I note that the label expression must evaluate to a positive value. For example #(end - start) is ok, but #(start - end) or #-(end-start) is not. I don't think that there is much that you can do about this in the general case as IIRC the value of the expression is evaluated after the fragments are fixed and it is too late to easily change an ADD into a SUB or vice-versa.

I should at least add a test-case diagnosing this though.

Thanks for the feedback.

rovka updated this revision to Diff 69242.Aug 25 2016, 7:24 AM
rovka updated this object.
rovka edited edge metadata.

Fix Darwin to allow label arithmetic only with assembler-private labels and update the Darwin tests accordingly. Also update the ELF tests as per the review comments.

rovka updated this revision to Diff 69248.Aug 25 2016, 8:06 AM

Fix something embarrassing in a Darwin test (my bad).

Thanks, the Darwin side looks less scary now.

compnerd added inline comments.Aug 25 2016, 8:46 PM
lib/Target/AArch64/AsmParser/AArch64AsmParser.cpp
733 ↗(On Diff #69248)

I think this is better written as:

if (auto *CE = dyn_cast<MCConstantExpr>(Expr))
  return CE->getValue() >= 0 && CE->getValue() <= 0xfff;
return true;
rovka updated this revision to Diff 69348.Aug 26 2016, 5:26 AM
  • Address Saleem's comment (thanks!)
  • Get Darwin to error out on invalid values obtained from label arithmetic, i.e. negative values or values that are too large to fit.
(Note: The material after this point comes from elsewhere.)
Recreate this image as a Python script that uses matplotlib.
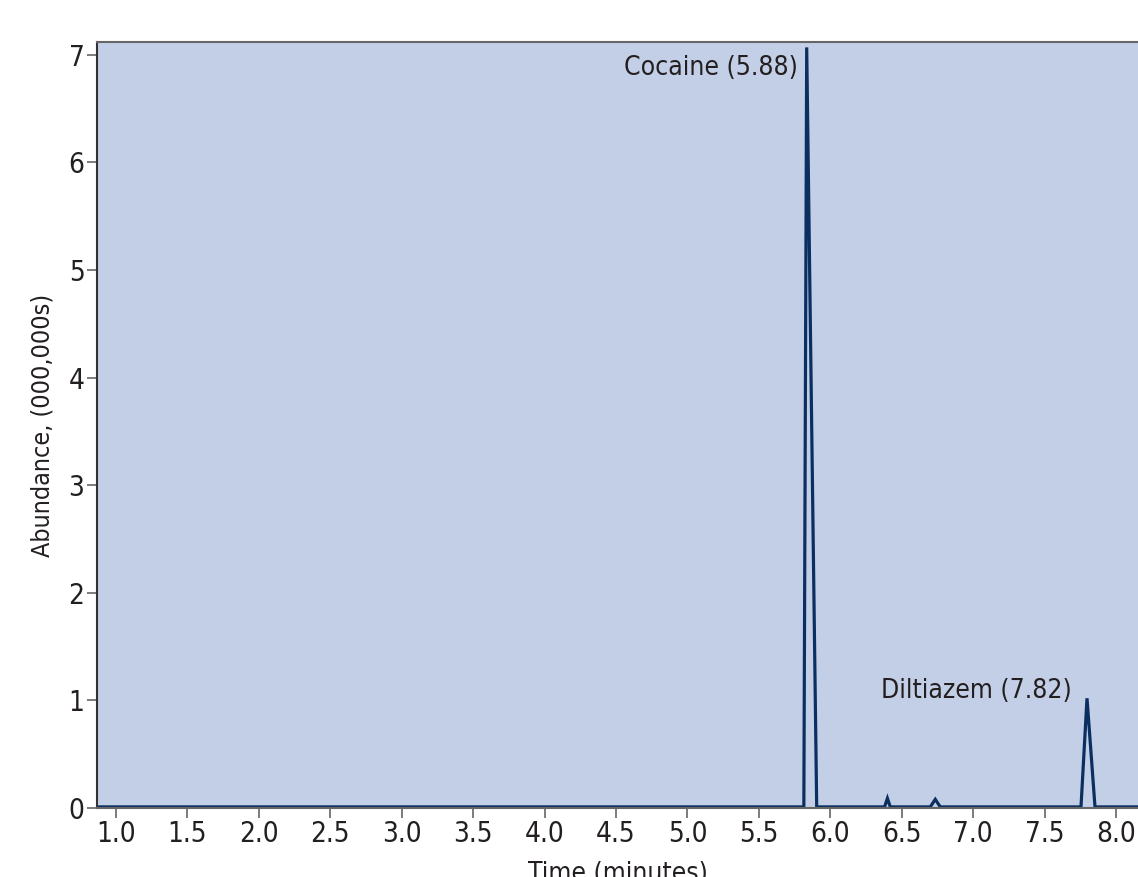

I did this by overriding the processFixupValue method in DarwinAArch64AsmBackend. It now calls adjustFixupValue with a legitimate MCContext, so it can dump errors (just like the ELF backend does).
rovka updated this revision to Diff 71809.Sep 19 2016, 5:34 AM

Move some of the tests from D23930 here (label arithmetic + lsl).

rovka added a comment.Oct 4 2016, 6:13 PM

Ping again.

compnerd accepted this revision.Oct 10 2016, 8:20 PM
compnerd edited edge metadata.
This revision is now accepted and ready to land.Oct 10 2016, 8:20 PM
This revision was automatically updated to reflect the committed changes.